_Given records:_
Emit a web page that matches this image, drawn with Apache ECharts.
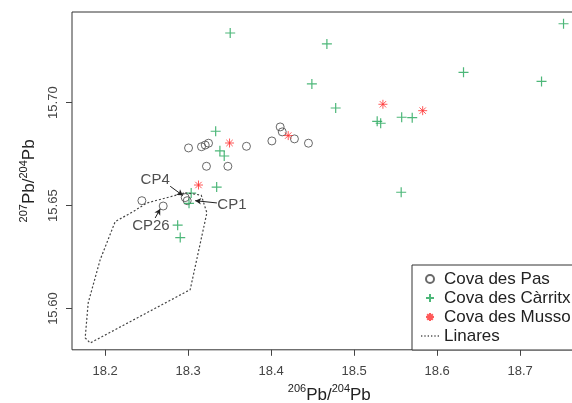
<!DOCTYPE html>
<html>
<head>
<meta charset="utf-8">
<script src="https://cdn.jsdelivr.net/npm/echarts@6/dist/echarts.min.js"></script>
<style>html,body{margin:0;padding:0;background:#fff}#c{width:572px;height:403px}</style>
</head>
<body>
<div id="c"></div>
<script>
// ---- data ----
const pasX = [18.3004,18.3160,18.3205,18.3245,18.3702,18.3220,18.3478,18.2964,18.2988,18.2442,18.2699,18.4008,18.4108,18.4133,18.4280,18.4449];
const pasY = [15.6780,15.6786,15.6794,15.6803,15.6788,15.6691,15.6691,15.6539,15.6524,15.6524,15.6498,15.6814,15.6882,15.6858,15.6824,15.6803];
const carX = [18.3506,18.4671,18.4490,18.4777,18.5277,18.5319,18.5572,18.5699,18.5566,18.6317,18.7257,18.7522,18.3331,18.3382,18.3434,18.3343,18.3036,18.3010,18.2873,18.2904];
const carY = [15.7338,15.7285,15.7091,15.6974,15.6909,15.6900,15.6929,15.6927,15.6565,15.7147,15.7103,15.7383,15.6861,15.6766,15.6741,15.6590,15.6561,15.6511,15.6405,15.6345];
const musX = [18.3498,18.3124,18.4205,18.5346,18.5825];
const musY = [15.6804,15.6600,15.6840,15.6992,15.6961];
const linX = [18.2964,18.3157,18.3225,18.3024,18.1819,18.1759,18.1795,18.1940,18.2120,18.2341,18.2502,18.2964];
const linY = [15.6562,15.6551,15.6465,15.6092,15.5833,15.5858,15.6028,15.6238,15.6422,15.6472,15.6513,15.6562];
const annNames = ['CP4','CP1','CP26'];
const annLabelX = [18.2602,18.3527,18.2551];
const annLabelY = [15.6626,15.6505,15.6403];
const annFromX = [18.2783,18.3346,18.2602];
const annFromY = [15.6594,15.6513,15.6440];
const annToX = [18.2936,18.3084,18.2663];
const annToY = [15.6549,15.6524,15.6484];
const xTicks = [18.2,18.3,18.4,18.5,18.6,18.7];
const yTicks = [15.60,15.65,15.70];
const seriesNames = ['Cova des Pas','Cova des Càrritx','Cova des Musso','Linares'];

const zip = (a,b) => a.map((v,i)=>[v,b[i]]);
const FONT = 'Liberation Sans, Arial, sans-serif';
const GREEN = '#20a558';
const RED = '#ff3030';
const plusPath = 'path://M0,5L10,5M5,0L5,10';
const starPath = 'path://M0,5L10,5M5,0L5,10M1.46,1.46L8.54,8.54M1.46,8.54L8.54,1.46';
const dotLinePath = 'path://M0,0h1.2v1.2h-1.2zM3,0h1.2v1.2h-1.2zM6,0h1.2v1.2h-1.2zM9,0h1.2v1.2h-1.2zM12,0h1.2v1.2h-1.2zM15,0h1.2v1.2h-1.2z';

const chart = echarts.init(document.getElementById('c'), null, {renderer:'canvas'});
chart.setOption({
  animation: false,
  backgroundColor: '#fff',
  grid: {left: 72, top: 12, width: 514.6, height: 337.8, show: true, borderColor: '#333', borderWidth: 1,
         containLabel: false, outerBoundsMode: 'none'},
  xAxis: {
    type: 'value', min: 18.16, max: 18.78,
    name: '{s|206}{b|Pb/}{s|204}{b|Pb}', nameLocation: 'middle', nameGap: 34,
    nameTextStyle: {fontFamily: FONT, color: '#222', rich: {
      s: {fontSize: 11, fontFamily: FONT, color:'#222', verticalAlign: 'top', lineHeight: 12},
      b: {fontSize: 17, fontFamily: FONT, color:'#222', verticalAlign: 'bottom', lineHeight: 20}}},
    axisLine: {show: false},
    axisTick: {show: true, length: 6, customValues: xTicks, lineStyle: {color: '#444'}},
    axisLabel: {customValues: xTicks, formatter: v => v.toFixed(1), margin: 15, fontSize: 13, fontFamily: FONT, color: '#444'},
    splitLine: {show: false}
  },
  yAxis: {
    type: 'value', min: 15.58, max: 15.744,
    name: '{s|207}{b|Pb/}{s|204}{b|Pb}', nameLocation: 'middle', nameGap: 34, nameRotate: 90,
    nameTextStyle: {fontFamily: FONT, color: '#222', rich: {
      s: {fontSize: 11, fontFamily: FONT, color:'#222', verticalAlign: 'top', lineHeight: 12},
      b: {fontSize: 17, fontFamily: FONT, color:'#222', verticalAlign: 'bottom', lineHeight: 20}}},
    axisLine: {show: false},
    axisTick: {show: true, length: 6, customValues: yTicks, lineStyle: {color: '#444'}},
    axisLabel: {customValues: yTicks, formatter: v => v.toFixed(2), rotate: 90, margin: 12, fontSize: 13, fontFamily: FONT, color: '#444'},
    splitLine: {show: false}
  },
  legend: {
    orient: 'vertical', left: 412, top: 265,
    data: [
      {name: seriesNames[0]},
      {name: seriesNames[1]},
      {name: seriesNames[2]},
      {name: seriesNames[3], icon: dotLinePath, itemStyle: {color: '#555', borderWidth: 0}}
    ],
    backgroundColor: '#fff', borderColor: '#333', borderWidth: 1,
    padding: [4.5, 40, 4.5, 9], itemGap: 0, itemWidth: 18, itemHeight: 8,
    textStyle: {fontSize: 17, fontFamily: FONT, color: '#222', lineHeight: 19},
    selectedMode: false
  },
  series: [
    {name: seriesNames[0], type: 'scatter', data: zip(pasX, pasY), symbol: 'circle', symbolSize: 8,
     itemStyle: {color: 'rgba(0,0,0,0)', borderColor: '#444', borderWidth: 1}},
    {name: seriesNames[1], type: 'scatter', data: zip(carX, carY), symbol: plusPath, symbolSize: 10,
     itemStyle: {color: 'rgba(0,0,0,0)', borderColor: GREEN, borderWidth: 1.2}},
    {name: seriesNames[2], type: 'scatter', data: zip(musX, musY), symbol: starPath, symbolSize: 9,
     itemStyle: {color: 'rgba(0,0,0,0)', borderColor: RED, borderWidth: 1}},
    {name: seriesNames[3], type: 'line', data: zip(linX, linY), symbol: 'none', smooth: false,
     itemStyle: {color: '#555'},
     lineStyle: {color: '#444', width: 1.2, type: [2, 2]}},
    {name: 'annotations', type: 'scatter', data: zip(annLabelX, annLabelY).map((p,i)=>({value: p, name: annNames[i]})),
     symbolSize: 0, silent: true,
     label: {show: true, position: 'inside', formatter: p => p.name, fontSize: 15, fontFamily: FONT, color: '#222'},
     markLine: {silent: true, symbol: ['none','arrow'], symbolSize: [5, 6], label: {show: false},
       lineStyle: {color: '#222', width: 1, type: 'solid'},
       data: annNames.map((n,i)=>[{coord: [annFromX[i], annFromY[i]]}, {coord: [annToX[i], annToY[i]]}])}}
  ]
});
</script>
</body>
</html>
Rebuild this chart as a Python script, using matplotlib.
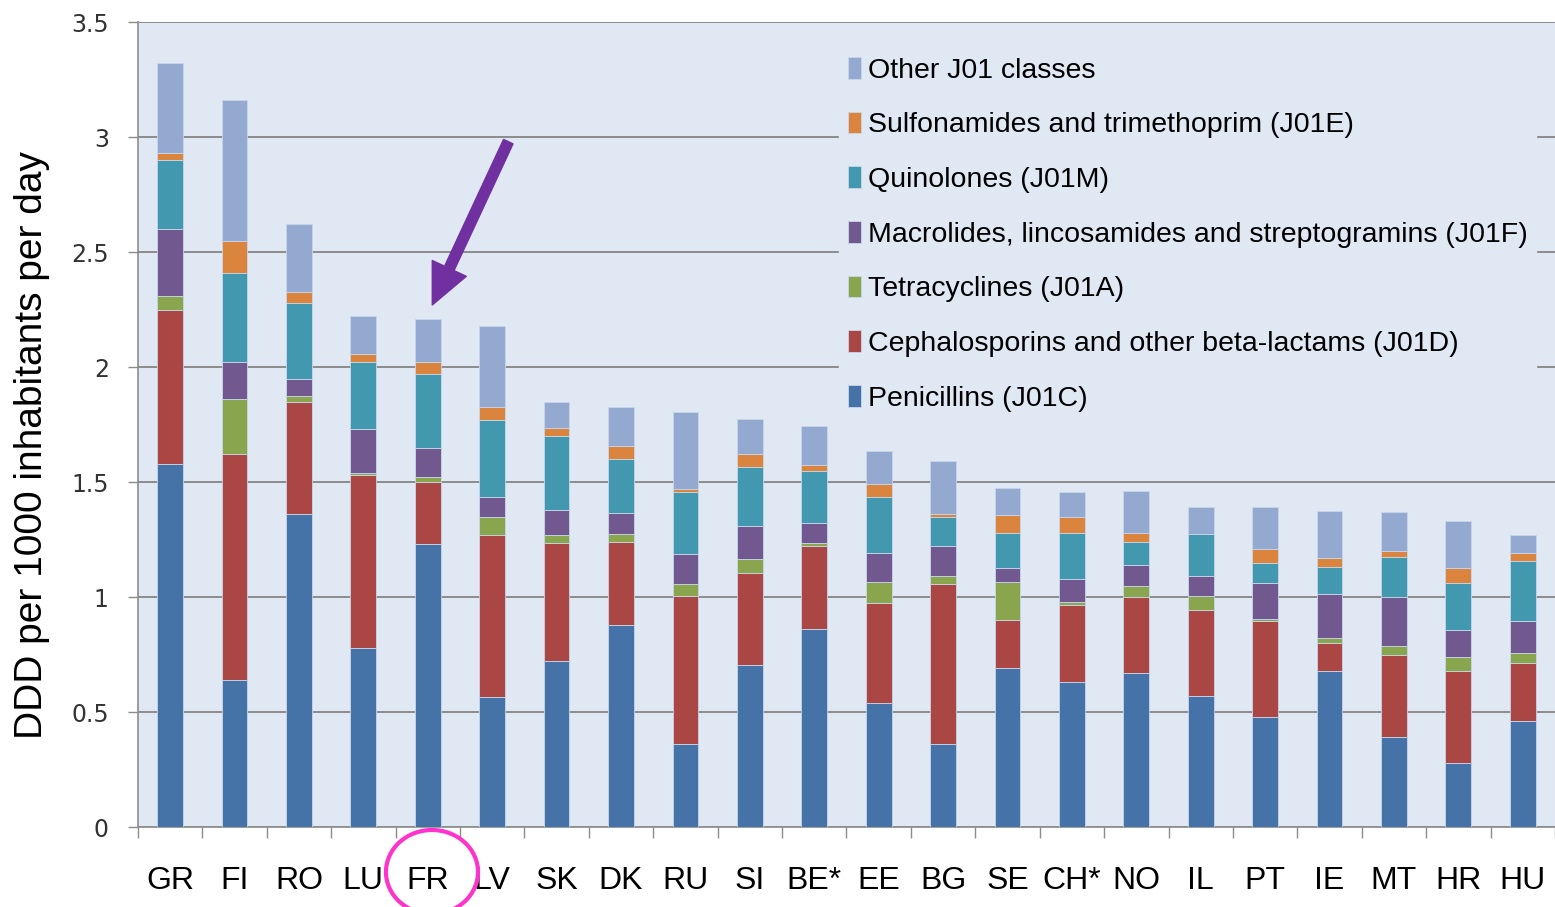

_Problem to work on:_
How many lines in the listing above contain "this"? Answer with the number alone.

_Solution below:_
2